Eric Reyes (born March 13, 1992) is an American-born, Puerto Rican former soccer coach and player. He previously played as a professional goalkeeper and appeared for the Puerto Rico national football team.

==Playing career==
===Youth and college===
Reyes has played college soccer for the UC Santa Barbara Gauchos and Florida International University. While a Gaucho in 2010, he appeared in and started 3 games.

===Professional===
Reyes had a trial with Iceland club ÍBV men's football in January 2013, but he was not signed.
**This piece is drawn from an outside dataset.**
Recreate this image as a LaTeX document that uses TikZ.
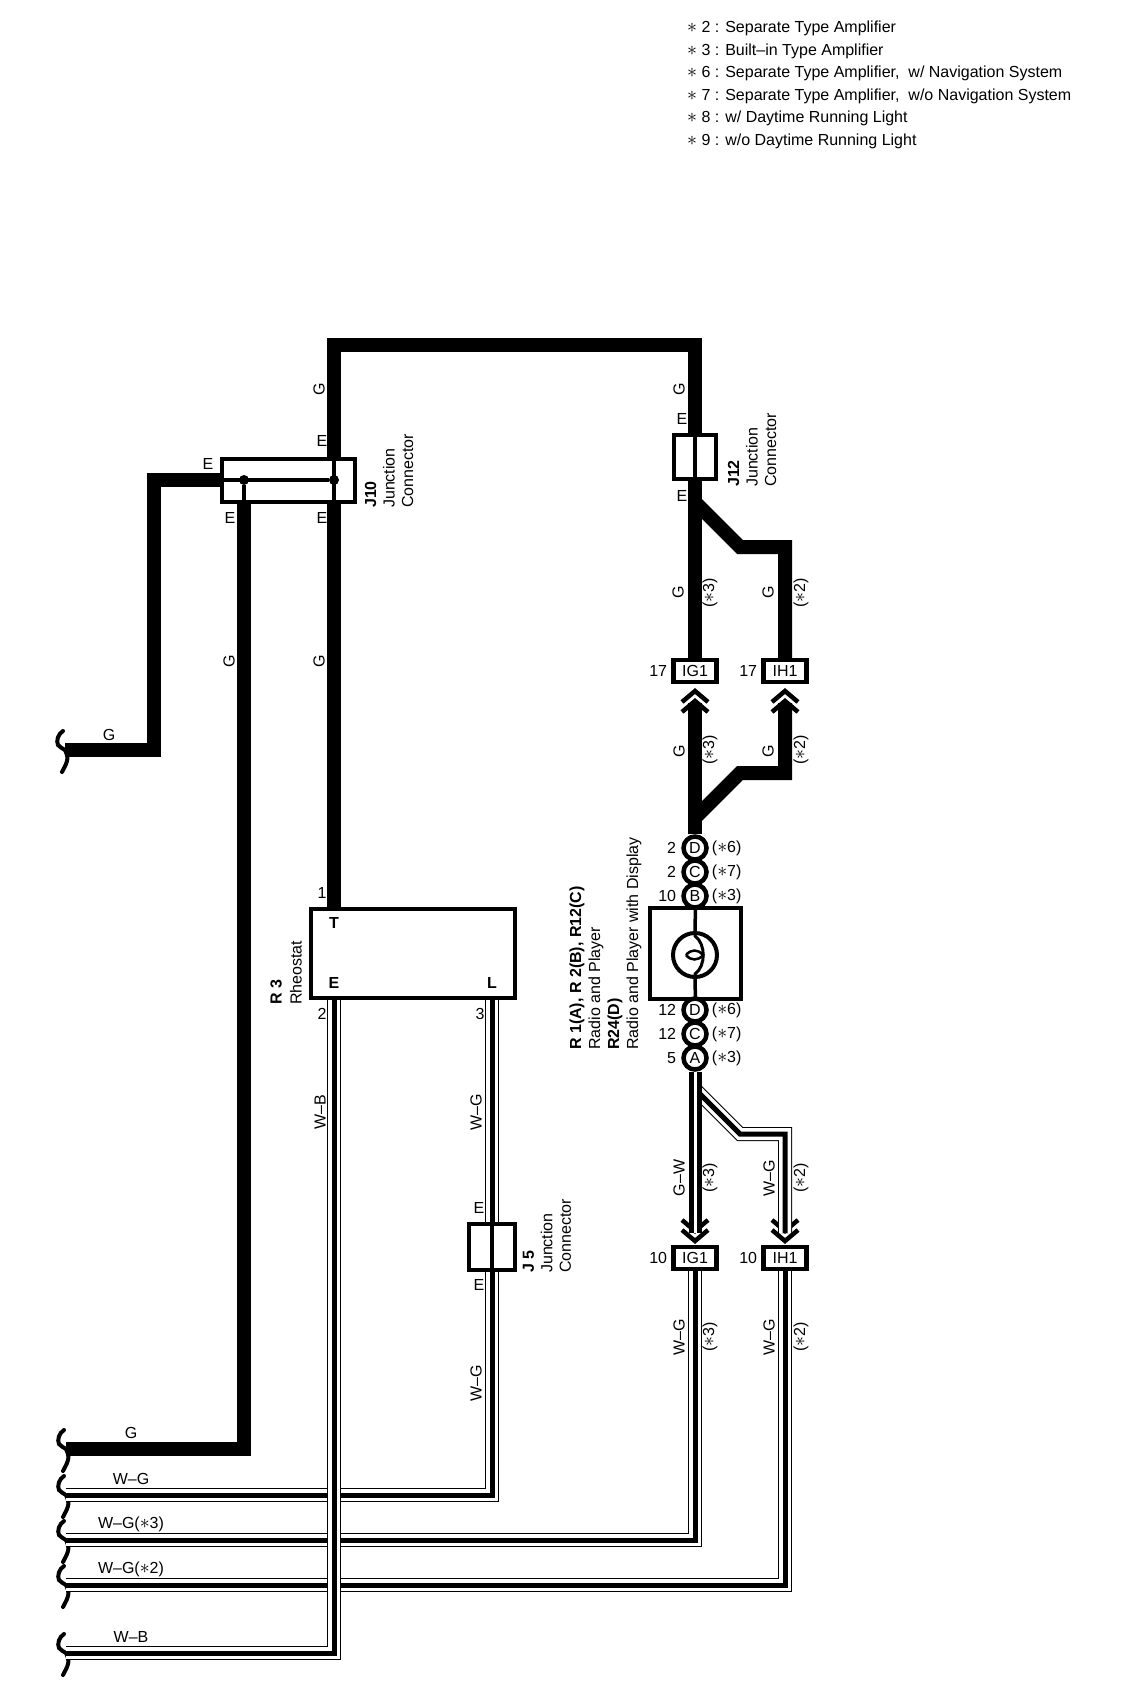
\documentclass[tikz,border=0pt]{standalone}
\usepackage{fontspec}
\setsansfont{Liberation Sans}
\usetikzlibrary{positioning}
\newcommand{\stsym}{\scalebox{1.15}{$\ast$}}

\begin{document}
\begin{tikzpicture}[x=1pt,y=-1pt,
    font=\sffamily\fontsize{16}{18.5}\selectfont,
    lbl/.style={inner sep=0pt},
    vlbl/.style={lbl,rotate=90},
    sidelbl/.style={lbl,rotate=90,anchor=west,align=left},
    legend/.style={lbl,anchor=west},
    jbox/.style={rectangle,draw,line width=4pt,minimum width=42pt,minimum height=44pt,inner sep=0pt},
    conn/.style={rectangle,draw,line width=4.5pt,minimum width=43pt,minimum height=22pt,inner sep=0pt},
    pin/.style={circle,draw,line width=4.5pt,minimum size=23pt,inner sep=0pt,fill=white},
    gwire/.style={line width=14pt},
    inner/.style={line width=3.5pt},
    wgwire/.style={line width=14pt,postaction={draw,white,line width=12pt},postaction={draw,black,line width=5pt}},
    gwwire/.style={line width=13pt,postaction={draw,white,line width=3pt}},
    chevup/.pic={
      \draw[line width=4.5pt] (-13,11) -- (0,0) -- (13,11);
      \draw[line width=4.5pt] (-13,21) -- (0,10) -- (13,21);
    },
    wirebrk/.pic={
      \draw[line width=4pt,line cap=round] (-2,-19) .. controls (-7,-16) and (-9,-9) .. (-7,-5)
        .. controls (-5,-2) and (-2,-2) .. (0,0) .. controls (2,4) and (3,8) .. (2,11)
        .. controls (1,15) and (-1,18) .. (-3,22);
    }]
  \useasboundingbox (0,0) rectangle (1120,1704);

  % notes
  \node[legend] (note2) at (687,28) {\stsym\ 2 : Separate Type Amplifier};
  \node[legend] (note3) at (687,51) {\stsym\ 3 : Built--in Type Amplifier};
  \node[legend] (note6) at (687,73) {\stsym\ 6 : Separate Type Amplifier,\ \ w/ Navigation System};
  \node[legend] (note7) at (687,96) {\stsym\ 7 : Separate Type Amplifier,\ \ w/o Navigation System};
  \node[legend] (note8) at (687,118) {\stsym\ 8 : w/ Daytime Running Light};
  \node[legend] (note9) at (687,141) {\stsym\ 9 : w/o Daytime Running Light};

  % junction connectors
  \node[jbox,minimum width=133pt,minimum height=43pt] (j10) at (288.5,480) {};
  \node[jbox] (j12) at (695,457) {};
  \node[jbox,minimum width=46pt,minimum height=46pt] (j5) at (492,1247) {};
  \node[sidelbl] (j10lbl) at (389,508) {\textbf{J10}\\Junction\\Connector};
  \node[sidelbl] (j12lbl) at (752,487) {\textbf{J12}\\Junction\\Connector};
  \node[sidelbl] (j5lbl) at (547,1273) {\textbf{J 5}\\Junction\\Connector};
  \node[circle,fill,inner sep=0pt,minimum size=10pt] (dotA) at (244,480) {};
  \node[circle,fill,inner sep=0pt,minimum size=10pt] (dotB) at (334,480) {};
  \draw[line width=4pt] (j10.west) -- (dotB);
  \draw[inner] (dotA) -- (dotA |- j10.south);
  \draw[inner] (dotB |- j10.north) -- (dotB |- j10.south);
  \draw[inner] (j12.north) -- (j12.south);
  \draw[inner] (j5.north) -- (j5.south);

  % rheostat
  \node[jbox,minimum width=204pt,minimum height=89pt] (r3) at (413,953.5) {};
  \node[lbl] (r3T) at (334,923) {\textbf{T}};
  \node[lbl] (r3E) at (334,983) {\textbf{E}};
  \node[lbl] (r3L) at (492,983) {\textbf{L}};
  \node[sidelbl,font=\sffamily\fontsize{16}{20}\selectfont] (r3lbl) at (286,1005) {\textbf{R 3}\\Rheostat};

  % radio
  \node[jbox,minimum width=91pt,minimum height=91pt] (radio) at (695.5,953.5) {};
  \node[circle,draw,line width=4pt,minimum size=44pt,inner sep=0pt] (ring) at (695,955) {};
  \coordinate (eyeL) at (686,955);
  \coordinate (eyeR) at (703,955);
  \draw[line width=2.5pt] (eyeL) .. controls (691,949) and (698,949) .. (eyeR) .. controls (698,961) and (691,961) .. (eyeL);
  \draw[inner] (radio.north) -- (ring.north);
  \draw[inner] (ring.south) -- (radio.south);
  \draw[line width=3pt] (ring.north) -- (695,936) .. controls (706,944) and (706,966) .. (695,974) -- (ring.south);
  \node[sidelbl,font=\sffamily\fontsize{16}{19}\selectfont] (radiolbl) at (605.5,1050)
    {\textbf{R 1(A), R 2(B), R12(C)}\\Radio and Player\\\textbf{R24(D)}\\Radio and Player with Display};

  \node[pin] (pinB) at (695,896) {B};
  \node[pin,above=-3.5pt of pinB] (pinC) {C};
  \node[pin,above=-3.5pt of pinC] (pinD) {D};
  \node[pin] (pinA) at (695,1058) {A};
  \node[pin,above=-3.5pt of pinA] (pinCb) {C};
  \node[pin,above=-3.5pt of pinCb] (pinDb) {D};
  \node[lbl,left=5pt of pinD] (noD) {2};
  \node[lbl,left=5pt of pinC] (noC) {2};
  \node[lbl,left=5pt of pinB] (noB) {10};
  \node[lbl,left=5pt of pinDb] (noDb) {12};
  \node[lbl,left=5pt of pinCb] (noCb) {12};
  \node[lbl,left=5pt of pinA] (noA) {5};
  \node[lbl,right=3pt of pinD] (optD) {(\stsym6)};
  \node[lbl,right=3pt of pinC] (optC) {(\stsym7)};
  \node[lbl,right=3pt of pinB] (optB) {(\stsym3)};
  \node[lbl,right=3pt of pinDb] (optDb) {(\stsym6)};
  \node[lbl,right=3pt of pinCb] (optCb) {(\stsym7)};
  \node[lbl,right=3pt of pinA] (optA) {(\stsym3)};

  % amplifier connectors
  \node[conn] (ig1a) at (695,671) {IG1};
  \node[conn] (ih1a) at (785,671) {IH1};
  \node[conn] (ig1b) at (695,1258) {IG1};
  \node[conn] (ih1b) at (785,1258) {IH1};
  \node[lbl,left=4pt of ig1a] (no17a) {17};
  \node[lbl,left=4pt of ih1a] (no17b) {17};
  \node[lbl,left=4pt of ig1b] (no10a) {10};
  \node[lbl,left=4pt of ih1b] (no10b) {10};
  \pic at (695,691) {chevup};
  \pic at (785,691) {chevup};
  \pic[rotate=180] at (695,1241) {chevup};
  \pic[rotate=180] at (785,1241) {chevup};

  % free ends and bends
  \coordinate (topL) at (334,345);
  \coordinate (topR) at (695,345);
  \coordinate (brkTop) at (65,750);
  \coordinate (bendTop) at (154,750);
  \coordinate (bendJ10) at (154,480);
  \coordinate (brkG) at (66,1449);
  \coordinate (brkWG) at (66,1495);
  \coordinate (brkWGc) at (66,1540);
  \coordinate (brkWGb) at (66,1585);
  \coordinate (brkWB) at (66,1653);
  \coordinate (tapA) at (695,502);
  \coordinate (tapA2) at (740,547);
  \coordinate (tapA3) at (785,547);
  \coordinate (tapB) at (695,818);
  \coordinate (tapB2) at (740,773);
  \coordinate (tapB3) at (785,773);
  \coordinate (tipG) at (695,703);
  \coordinate (tipH) at (785,703);
  \coordinate (tapC) at (695,1089);
  \coordinate (tapC2) at (740,1134);
  \coordinate (tapC3) at (785,1134);
  \coordinate (tipGb) at (695,1233);
  \coordinate (tipHb) at (785,1233);
  \foreach \e in {brkTop,brkG,brkWG,brkWGc,brkWGb,brkWB} \pic at (\e) {wirebrk};

  % wires
  \draw[gwire] (brkTop) -- (bendTop) -- (bendJ10) -- (j10.west);
  \draw[gwire] (dotB |- j10.north) -- (topL) -- (topR) -- (j12.north);
  \draw[gwire] (dotB |- j10.south) -- (dotB |- r3.north);
  \draw[gwire] (dotA |- j10.south) -- (dotA |- brkG) -- (brkG);
  \draw[gwire] (j12.south) -- (ig1a.north);
  \draw[gwire] (tapA) -- (tapA2) -- (tapA3) -- (ih1a.north);
  \draw[gwire] (pinD.north) -- (tipG);
  \draw[gwire] (tapB) -- (tapB2) -- (tapB3) -- (tipH);

  \draw[wgwire] (tapC) -- (tapC2) -- (tapC3) -- (tipHb);
  \draw[gwwire] (pinA.south) -- (tipGb);
  \draw[wgwire] (r3L |- r3.south) -- (r3L |- j5.north);
  \draw[wgwire] (r3L |- j5.south) -- (r3L |- brkWG) -- (brkWG);
  \draw[wgwire] (ig1b.south) -- (ig1b |- brkWGc) -- (brkWGc);
  \draw[wgwire] (ih1b.south) -- (ih1b |- brkWGb) -- (brkWGb);
  \draw[wgwire] (r3E |- r3.south) -- (r3E |- brkWB) -- (brkWB);

  % wire labels
  \node[lbl] (eTop) at (322,441) {E};
  \node[lbl] (eLeft) at (208,464) {E};
  \node[lbl] (eBotA) at (230,518) {E};
  \node[lbl] (eBotB) at (322,518) {E};
  \node[lbl] (eJ12a) at (682,419) {E};
  \node[lbl] (eJ12b) at (682,496) {E};
  \node[lbl] (eJ5a) at (479,1208) {E};
  \node[lbl] (eJ5b) at (479,1285) {E};
  \node[lbl] (no1) at (322,893) {1};
  \node[lbl] (no2) at (322,1014) {2};
  \node[lbl] (no3) at (480,1014) {3};
  \node[vlbl] (gTopL) at (319,389) {G};
  \node[vlbl] (gTopR) at (679,389) {G};
  \node[vlbl] (gMidA) at (229,661) {G};
  \node[vlbl] (gMidB) at (319,661) {G};
  \node[lbl] (gBrkTop) at (109,735) {G};
  \node[vlbl] (gIg1a) at (678,592) {G};
  \node[vlbl] (s3a) at (710,593) {(\stsym3)};
  \node[vlbl] (gIh1a) at (768,592) {G};
  \node[vlbl] (s2a) at (801,593) {(\stsym2)};
  \node[vlbl] (gIg1b) at (679,751) {G};
  \node[vlbl] (s3b) at (710,750) {(\stsym3)};
  \node[vlbl] (gIh1b) at (768,751) {G};
  \node[vlbl] (s2b) at (801,750) {(\stsym2)};
  \node[vlbl] (gw) at (679,1178) {G--W};
  \node[vlbl] (s3c) at (710,1178) {(\stsym3)};
  \node[vlbl] (wgUp) at (769,1178) {W--G};
  \node[vlbl] (s2c) at (801,1178) {(\stsym2)};
  \node[vlbl] (wgA) at (679,1337) {W--G};
  \node[vlbl] (s3d) at (710,1337) {(\stsym3)};
  \node[vlbl] (wgB) at (769,1337) {W--G};
  \node[vlbl] (s2d) at (801,1337) {(\stsym2)};
  \node[vlbl] (wb) at (320,1112) {W--B};
  \node[vlbl] (wgJ5a) at (476,1112) {W--G};
  \node[vlbl] (wgJ5b) at (476,1383) {W--G};
  \node[lbl] (gBrk) at (131,1433) {G};
  \node[lbl] (wgBrk) at (131,1479) {W--G};
  \node[lbl] (wgBrkc) at (131,1524) {W--G(\stsym3)};
  \node[lbl] (wgBrkb) at (131,1569) {W--G(\stsym2)};
  \node[lbl] (wbBrk) at (131,1637) {W--B};
\end{tikzpicture}
\end{document}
He signed with Bayamón Fútbol Club in April 2013 and played the 2013 Puerto Rico Soccer League season for the club before being released at the conclusion of the season.

===International===
Reyes made his international debut for the Puerto Rico national football team on September 6, 2011, against Canada at the age of 19 years. He appeared 11 times for Puerto Rico, the last coming in 2014 Caribbean Cup qualification.

==Coaching career==
Following his playing career, Reyes joined the coaching staff of the Barry Buccaneers. He joined the men's and women's teams as goalkeeper coach in Spring 2015. He spent 18 months at the university.

In July 2016, it was announced that Reyes had joined the Stetson Hatters women's team as an assistant coach. He was listed as a member of the coaching staff through the 2017 season.

==Personal life==
Following his soccer career, Reyes joined the Broward County Sheriff's Office as a deputy in February 2019.